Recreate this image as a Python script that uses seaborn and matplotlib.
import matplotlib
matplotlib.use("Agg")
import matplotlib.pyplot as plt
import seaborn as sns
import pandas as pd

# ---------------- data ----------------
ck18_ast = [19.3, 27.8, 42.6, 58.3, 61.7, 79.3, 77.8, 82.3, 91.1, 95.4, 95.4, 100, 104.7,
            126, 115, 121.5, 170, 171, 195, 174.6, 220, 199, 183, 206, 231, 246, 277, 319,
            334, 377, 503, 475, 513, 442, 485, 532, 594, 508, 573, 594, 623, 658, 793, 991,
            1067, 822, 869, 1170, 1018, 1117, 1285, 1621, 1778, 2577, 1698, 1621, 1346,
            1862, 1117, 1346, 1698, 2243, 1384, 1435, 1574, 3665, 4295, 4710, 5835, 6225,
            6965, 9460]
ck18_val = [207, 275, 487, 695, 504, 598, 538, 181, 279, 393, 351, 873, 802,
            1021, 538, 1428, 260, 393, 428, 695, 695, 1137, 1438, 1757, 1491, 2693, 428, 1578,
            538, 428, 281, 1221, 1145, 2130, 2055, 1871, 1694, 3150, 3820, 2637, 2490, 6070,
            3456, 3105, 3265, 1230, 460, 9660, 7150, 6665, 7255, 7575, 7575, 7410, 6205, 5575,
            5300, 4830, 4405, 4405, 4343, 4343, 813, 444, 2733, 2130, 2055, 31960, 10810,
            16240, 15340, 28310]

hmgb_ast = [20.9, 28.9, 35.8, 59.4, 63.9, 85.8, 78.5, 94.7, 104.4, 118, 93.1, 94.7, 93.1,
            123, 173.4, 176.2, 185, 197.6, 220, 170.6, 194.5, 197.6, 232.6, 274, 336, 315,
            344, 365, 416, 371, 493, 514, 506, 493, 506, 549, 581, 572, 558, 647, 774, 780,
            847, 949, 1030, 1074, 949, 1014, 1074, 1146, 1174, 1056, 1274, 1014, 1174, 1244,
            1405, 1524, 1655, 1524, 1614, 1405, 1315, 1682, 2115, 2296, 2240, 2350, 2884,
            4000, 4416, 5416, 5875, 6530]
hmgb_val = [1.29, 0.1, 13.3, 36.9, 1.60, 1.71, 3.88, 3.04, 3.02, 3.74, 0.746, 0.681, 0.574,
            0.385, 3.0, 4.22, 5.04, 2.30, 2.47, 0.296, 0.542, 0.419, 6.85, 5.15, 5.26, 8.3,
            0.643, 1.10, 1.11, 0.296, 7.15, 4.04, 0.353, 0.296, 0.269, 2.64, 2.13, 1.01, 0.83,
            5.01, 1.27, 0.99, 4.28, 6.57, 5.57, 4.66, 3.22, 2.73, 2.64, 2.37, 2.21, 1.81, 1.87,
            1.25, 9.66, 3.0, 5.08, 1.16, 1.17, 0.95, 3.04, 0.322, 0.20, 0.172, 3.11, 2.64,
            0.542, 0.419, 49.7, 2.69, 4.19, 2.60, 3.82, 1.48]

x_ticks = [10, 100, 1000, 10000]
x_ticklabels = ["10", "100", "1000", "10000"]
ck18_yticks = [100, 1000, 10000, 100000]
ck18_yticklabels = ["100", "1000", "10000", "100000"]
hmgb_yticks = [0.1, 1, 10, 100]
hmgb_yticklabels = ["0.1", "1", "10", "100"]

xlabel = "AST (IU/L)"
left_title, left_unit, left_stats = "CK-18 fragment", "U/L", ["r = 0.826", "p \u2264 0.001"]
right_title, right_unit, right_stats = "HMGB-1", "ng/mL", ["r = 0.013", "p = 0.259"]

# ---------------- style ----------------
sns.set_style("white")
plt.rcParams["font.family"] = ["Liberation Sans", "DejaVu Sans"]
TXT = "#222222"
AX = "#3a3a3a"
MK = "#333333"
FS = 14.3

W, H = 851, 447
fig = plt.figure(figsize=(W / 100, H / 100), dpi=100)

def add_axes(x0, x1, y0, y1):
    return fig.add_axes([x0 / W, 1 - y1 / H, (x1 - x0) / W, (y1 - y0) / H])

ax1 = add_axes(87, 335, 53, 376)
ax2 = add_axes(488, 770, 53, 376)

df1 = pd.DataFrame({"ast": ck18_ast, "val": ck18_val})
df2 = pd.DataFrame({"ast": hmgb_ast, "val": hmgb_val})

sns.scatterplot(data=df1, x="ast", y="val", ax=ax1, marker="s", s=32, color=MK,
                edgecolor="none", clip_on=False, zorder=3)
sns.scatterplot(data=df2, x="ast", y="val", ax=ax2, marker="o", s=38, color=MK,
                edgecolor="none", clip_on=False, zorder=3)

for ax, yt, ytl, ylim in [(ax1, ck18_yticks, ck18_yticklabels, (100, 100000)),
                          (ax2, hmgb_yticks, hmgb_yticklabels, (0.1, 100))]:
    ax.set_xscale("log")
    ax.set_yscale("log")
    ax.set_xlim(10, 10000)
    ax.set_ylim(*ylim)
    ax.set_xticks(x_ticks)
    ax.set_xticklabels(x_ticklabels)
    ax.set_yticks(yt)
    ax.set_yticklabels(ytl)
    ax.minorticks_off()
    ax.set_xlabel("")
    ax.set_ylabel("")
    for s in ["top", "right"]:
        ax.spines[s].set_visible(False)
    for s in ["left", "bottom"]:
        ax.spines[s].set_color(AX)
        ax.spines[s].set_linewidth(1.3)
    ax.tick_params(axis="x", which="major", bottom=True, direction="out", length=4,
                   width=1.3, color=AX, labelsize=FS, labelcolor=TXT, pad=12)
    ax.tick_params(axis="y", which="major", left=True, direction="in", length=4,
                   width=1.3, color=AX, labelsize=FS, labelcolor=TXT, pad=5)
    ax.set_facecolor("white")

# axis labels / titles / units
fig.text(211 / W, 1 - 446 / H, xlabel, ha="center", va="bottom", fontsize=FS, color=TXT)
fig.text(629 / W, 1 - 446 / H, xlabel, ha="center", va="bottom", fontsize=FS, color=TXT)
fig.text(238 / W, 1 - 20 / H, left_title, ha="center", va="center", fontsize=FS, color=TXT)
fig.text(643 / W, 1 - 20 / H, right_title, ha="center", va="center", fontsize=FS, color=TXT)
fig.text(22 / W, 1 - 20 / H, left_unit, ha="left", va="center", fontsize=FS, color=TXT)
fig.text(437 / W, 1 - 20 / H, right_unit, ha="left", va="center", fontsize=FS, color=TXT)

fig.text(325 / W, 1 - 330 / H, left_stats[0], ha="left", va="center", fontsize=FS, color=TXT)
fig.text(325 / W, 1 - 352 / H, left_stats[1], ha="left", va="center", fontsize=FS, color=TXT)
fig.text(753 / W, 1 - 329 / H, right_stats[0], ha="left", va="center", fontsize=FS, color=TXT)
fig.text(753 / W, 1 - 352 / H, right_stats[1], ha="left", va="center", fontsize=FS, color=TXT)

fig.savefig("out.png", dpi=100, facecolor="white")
===
**Exercise description:**
Word for word, quote the lines of the material from the first line through the line with "import pandas as pd", both ends included.

**Finished task:**
Recreate this image as a Python script that uses seaborn and matplotlib.
import matplotlib
matplotlib.use("Agg")
import matplotlib.pyplot as plt
import seaborn as sns
import pandas as pd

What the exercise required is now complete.